_WORK INSTRUCTIONS_:
Scan the data for lines with "matplotlib" and report the count by itself.

*****

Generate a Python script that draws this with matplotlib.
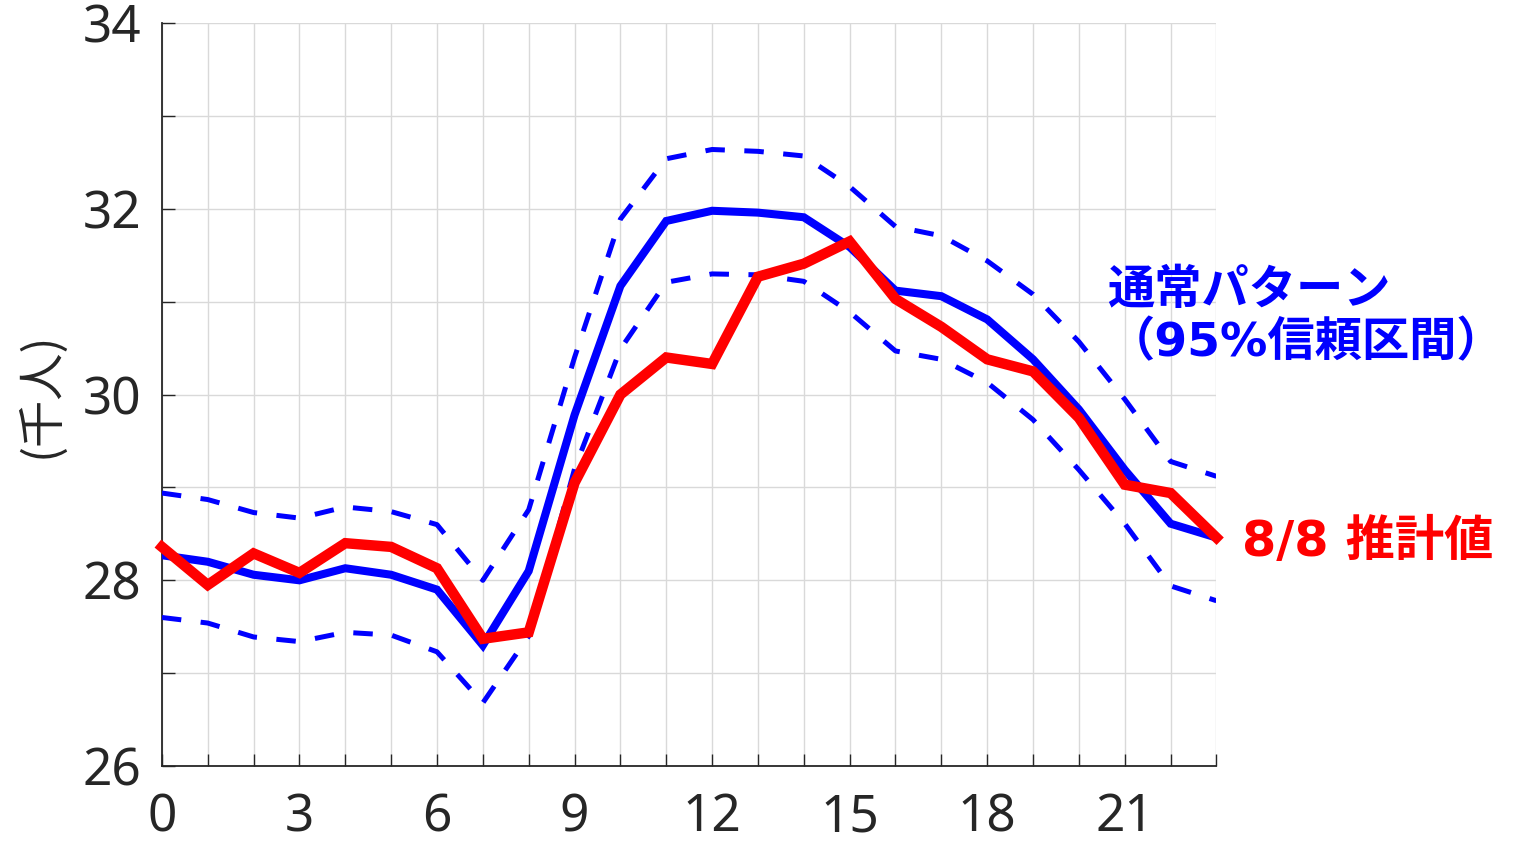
import matplotlib
matplotlib.use("Agg")
import matplotlib.pyplot as plt
from matplotlib.ticker import MultipleLocator

# hourly population (thousands)
hours = list(range(24))
normal_mean = [28.27, 28.20, 28.06, 28.00, 28.13, 28.06, 27.90, 27.30, 28.10, 29.78,
               31.17, 31.87, 31.98, 31.96, 31.91, 31.59, 31.12, 31.06, 30.81, 30.38,
               29.84, 29.19, 28.61, 28.46]
normal_upper = [28.94, 28.87, 28.73, 28.67, 28.79, 28.74, 28.60, 28.00, 28.76, 30.40,
                31.89, 32.54, 32.64, 32.62, 32.57, 32.24, 31.81, 31.71, 31.44, 31.08,
                30.57, 29.95, 29.28, 29.12]
normal_lower = [27.60, 27.54, 27.39, 27.34, 27.44, 27.41, 27.23, 26.68, 27.40, 29.20,
                30.49, 31.21, 31.30, 31.29, 31.22, 30.89, 30.47, 30.38, 30.13, 29.73,
                29.19, 28.61, 27.94, 27.78]
estimate = [28.36, 27.95, 28.29, 28.08, 28.40, 28.36, 28.13, 27.37, 27.44, 29.05,
            30.00, 30.40, 30.33, 31.27, 31.41, 31.65, 31.03, 30.73, 30.38, 30.25,
            29.75, 29.03, 28.94, 28.46]

x_ticks = [0, 3, 6, 9, 12, 15, 18, 21]
y_ticks = [26, 28, 30, 32, 34]

CJK = ["Noto Sans CJK JP", "DejaVu Sans"]
# latin glyphs from DejaVu, kana/kanji fall through to Noto CJK
LABEL_FONTS = ["DejaVu Sans", "Noto Sans CJK JP"]
AXIS_COLOR = "#262626"

fig = plt.figure(figsize=(15.13, 8.47), dpi=100)
ax = fig.add_axes([0.107, 0.0956, 0.697, 0.877])

ax.plot(hours, normal_upper, color="blue", lw=3.6, ls=(0, (3.9, 3.9)), zorder=3)
ax.plot(hours, normal_lower, color="blue", lw=3.6, ls=(0, (3.9, 3.9)), zorder=3)
ax.plot(hours, normal_mean, color="blue", lw=5.8, zorder=4, solid_joinstyle="miter")
ax.plot(hours, estimate, color="red", lw=7.5, zorder=5, solid_joinstyle="miter",
        clip_on=False)

ax.set_xlim(0, 23)
ax.set_ylim(26, 34)
ax.set_xticks(x_ticks)
ax.set_yticks(y_ticks)
ax.xaxis.set_minor_locator(MultipleLocator(1))
ax.yaxis.set_minor_locator(MultipleLocator(1))
ax.grid(which="both", color="#d9d9d9", lw=1.0, zorder=0)

for side in ("top", "right"):
    ax.spines[side].set_visible(False)
for side in ("left", "bottom"):
    ax.spines[side].set_color(AXIS_COLOR)
    ax.spines[side].set_linewidth(1.3)

ax.tick_params(which="both", direction="in", color=AXIS_COLOR, width=1.0, length=9)
ax.tick_params(axis="y", which="major", pad=15)
ax.tick_params(axis="x", which="major", pad=19)
for lbl in ax.get_xticklabels() + ax.get_yticklabels():
    lbl.set_fontfamily("Noto Sans")
    lbl.set_fontsize(37)
    lbl.set_color(AXIS_COLOR)

ax.set_ylabel("(千人)", family=CJK, fontsize=34, color=AXIS_COLOR, labelpad=12)

fig.text(0.732, 0.625, "通常パターン\n（95%信頼区間）", family=LABEL_FONTS, fontsize=34,
         fontweight="bold", color="blue", ha="left", va="center", linespacing=1.18)
fig.text(0.821, 0.360, "8/8 推計値", family=LABEL_FONTS, fontsize=35.5,
         fontweight="bold", color="red", ha="left", va="center")

fig.savefig("out.png", dpi=100, facecolor="white")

*****

_EXPECTED ANSWER_:
5